2. Description of Related Art
Scanning probe microscopes are useful for imaging objects as small as atoms. Scanning probe microscopy is closely related to scanning tunneling microscopy and the technique of stylus profilometry. However, in a scanning probe microscope, such as an atomic force microscope, a laser beam is typically deflected by a reflective lever arm to which the probe is mounted, indicative of vertical movement of the probe as it follows the contours of a specimen. The deflection of the laser beam is typically monitored by a photodetector in the optical path of the deflected laser beam, and the specimen is mounted on a stage moveable in minute distances in three dimensions. The specimen or probe can be raster scanned while the vertical positioning of the probe relative to the surface of the specimen and the force between the probe and the specimen are maintained substantially constant by a feedback loop with the photodetector controlling the vertical positioning of the specimen.
Scanning probe microscopes, and particularly atomic force microscopes, are useful in examining integrated circuit wafers because the microscope can resolve to atomic dimensions. However, examination of an entire specimen with a scanning probe microscope can be extremely time-consuming and expensive. Scanning electron microscopes can be used more efficiently for scanning an integrated circuit specimen, but they are not capable of imaging the surface of the specimen with the high resolution three-dimensionality of a scanning probe microscope.
Scanning probe microscopes have been utilized in combination with scanning electron microscopes. By positioning the scanning probe microscope within a specimen chamber of a scanning electron microscope, it is possible to generally examine the surface of the specimen with the scanning electron microscope, and to then examine specific areas of interest with higher resolution with the scanning probe microscope. A scanning probe microscope can also be used in different modes, such as to examine electrical and other properties of the specimen. However, there is a need for improved vibration isolation of the scanning probe microscope within the specimen chamber of the scanning electron microscope, because the scanning probe microscope is more sensitive to external vibrations than the scanning electron microscope.
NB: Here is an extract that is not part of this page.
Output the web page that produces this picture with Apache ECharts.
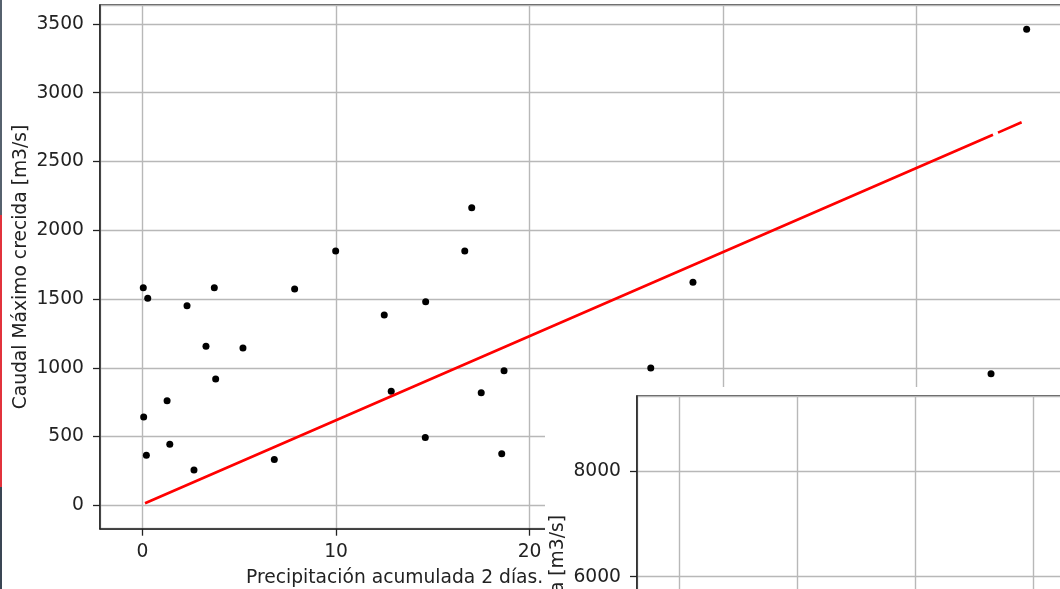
<!DOCTYPE html>
<html>
<head>
<meta charset="utf-8">
<script src="https://cdn.jsdelivr.net/npm/echarts@6/dist/echarts.min.js"></script>
<style>
  html, body { margin: 0; padding: 0; background: #fff; }
  #chart { width: 1060px; height: 589px; }
</style>
</head>
<body>
<div id="chart"></div>
<script>
// precipitacion acumulada (mm) vs caudal maximo (m3/s)
var precip = [0.04, 0.27, 3.71, 7.86, 9.98, 2.30, 3.28, 5.19, 3.78, 1.27, 0.06, 0.20, 1.41, 2.66,
              6.81, 17.01, 16.65, 14.63, 12.49, 18.68, 26.26, 12.85, 17.50, 14.61, 18.56, 28.44, 43.84, 45.68];
var caudal = [1582, 1505, 1582, 1573, 1849, 1451, 1156, 1144, 918, 761, 642, 364, 444, 257,
              334, 2164, 1849, 1481, 1384, 979, 998, 829, 819, 494, 375, 1622, 957, 3461];

// recta de ajuste (con el pequeño corte cerca del final)
var ajusteX = [0.13, 43.94, '-', 44.2, 45.42];
var ajusteY = [15, 2694, '-', 2710, 2785];

var font = 'DejaVu Sans';
var fsize = 18.7;
var txt = '#222';
var gridColor = '#b8b8b8';

var puntos = [];
for (var i = 0; i < precip.length; i++) {
    puntos.push([precip[i], caudal[i]]);
}
var recta = [];
for (var j = 0; j < ajusteX.length; j++) {
    recta.push([ajusteX[j], ajusteY[j]]);
}

var myChart = echarts.init(document.getElementById('chart'));

function axisCommon(extra) {
    var base = {
        type: 'value',
        axisLine: { show: true, onZero: false, lineStyle: { color: txt, width: 1.5 } },
        axisTick: { show: true, inside: false, length: 7, lineStyle: { color: txt, width: 1.3 } },
        axisLabel: {
            fontFamily: font, fontSize: fsize, color: txt, showMinLabel: false, showMaxLabel: false,
            formatter: function (v) { return String(v); }
        },
        splitLine: { show: true, lineStyle: { color: gridColor, width: 1.4 } }
    };
    for (var k in extra) {
        if (k === 'axisLabel') {
            for (var m in extra[k]) base.axisLabel[m] = extra[k][m];
        } else {
            base[k] = extra[k];
        }
    }
    return base;
}

var option = {
    animation: false,
    backgroundColor: '#fff',
    grid: [{
        left: 100, top: 5, width: 970, height: 523.7, outerBoundsMode: 'none', containLabel: false,
        show: true, borderColor: txt, borderWidth: 1.5, backgroundColor: 'transparent'
    }, {
        left: 637, top: 396, width: 500, height: 392.1, outerBoundsMode: 'none', containLabel: false,
        show: true, borderColor: txt, borderWidth: 1.5, backgroundColor: '#fff', zlevel: 2
    }],
    xAxis: [
        axisCommon({ gridIndex: 0, min: -2.196, max: 47.92, minInterval: 10, maxInterval: 10,
                     axisLabel: { margin: 14 } }),
        axisCommon({ gridIndex: 1, min: -3.556, max: 38.78, minInterval: 10, maxInterval: 10, zlevel: 2,
                     axisLabel: { show: false } })
    ],
    yAxis: [
        axisCommon({ gridIndex: 0, min: -170, max: 3638, minInterval: 500, maxInterval: 500,
                     axisLabel: { margin: 16 } }),
        axisCommon({ gridIndex: 1, min: 2000, max: 9419, interval: 2000, zlevel: 2,
                     axisLabel: { margin: 16, showMinLabel: true } })
    ],
    graphic: [
        { type: 'rect', zlevel: 0, shape: { x: 0, y: 0, width: 2, height: 215 }, style: { fill: '#56616e' } },
        { type: 'rect', zlevel: 0, shape: { x: 0, y: 215, width: 2, height: 272 }, style: { fill: '#e2323c' } },
        { type: 'rect', zlevel: 0, shape: { x: 0, y: 487, width: 2, height: 102 }, style: { fill: '#3a4654' } },
        {
            type: 'text', zlevel: 0, x: 21, y: 267, rotation: Math.PI / 2,
            style: { text: 'Caudal Máximo crecida [m3/s]', fontFamily: font, fontSize: fsize, fill: txt,
                     textAlign: 'center', textVerticalAlign: 'middle' }
        },
        {
            type: 'text', zlevel: 0, x: 246, y: 578,
            style: { text: 'Precipitación acumulada 2 días. [mm]', fontFamily: font, fontSize: fsize, fill: txt,
                     textAlign: 'left', textVerticalAlign: 'middle' }
        },
        // ventana de la segunda figura, encima de la primera
        { type: 'rect', zlevel: 1, shape: { x: 545, y: 387, width: 515, height: 202 }, style: { fill: '#fff' } },
        {
            type: 'text', zlevel: 2, x: 558, y: 515, rotation: Math.PI / 2,
            style: { text: 'Caudal Máximo crecida [m3/s]', fontFamily: font, fontSize: fsize, fill: txt,
                     textAlign: 'right', textVerticalAlign: 'middle' }
        }
    ],
    series: [{
        type: 'scatter',
        xAxisIndex: 0, yAxisIndex: 0,
        symbolSize: 7,
        itemStyle: { color: '#000', opacity: 1 },
        data: puntos
    }, {
        type: 'line',
        xAxisIndex: 0, yAxisIndex: 0,
        showSymbol: false,
        connectNulls: false,
        lineStyle: { color: '#ff0000', width: 2.7 },
        data: recta,
        z: 3
    }]
};
myChart.setOption(option);
</script>
</body>
</html>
Conventional techniques for utilizing scanning probe microscopes in combination with scanning electron microscopes have also presented the technical difficulty of adjusting positions and interchanging items such as the sample, or the probe and laser of the scanning probe microscopes, and the like, once the scanning probe microscope was sealed within the evacuated scanning electron microscope. The most common and simplest approach to providing such access involves breaking the vacuum in the scanning electron microscope chamber, and removing the entire scanning probe microscope system, which requires the rather lengthy and tedious process of recreating a full vacuum within the scanning electron microscope chamber once the adjustments to the scanning probe microscope have been made. Another approach to providing access to the scanning probe microscope has involved manipulating the items to be changed or adjusted within the scanning electron microscope vacuum chamber by remote control within the full vacuum in the vacuum chamber, although this is typically not entirely satisfactory due to the difficulty of providing for remote control of every possible contingency. Although scanning probe microscopes have been used within ultra high vacuum chambers equipped with a vacuum interlock, such scanning probe microscopes are commonly permanently mounted in the chamber, while individual elements such as samples and probes are capable of being exchanged through the vacuum interlock. It would be desirable to provide for an apparatus and method of inserting and removing the scanning probe microscope, sample, scanner, and mounting assembly without breaking the vacuum within the scanning electron microscope vacuum chamber.
It would also be desirable to provide a modular scanning probe microscope combination scanner and cantilever probe assembly than can be readily and easily removed and replaced from the scanning probe microscope, to facilitate interchange of such parts with other modular scanning heads, such as a scanning tunnelling microscope head or a scanning thermal head, for example. It would also be desirable to provide an external docking station for the scanning probe microscope of the invention, to allow the scanning probe microscope to also be used independently of the scanning electron microscope. The present invention meets these needs.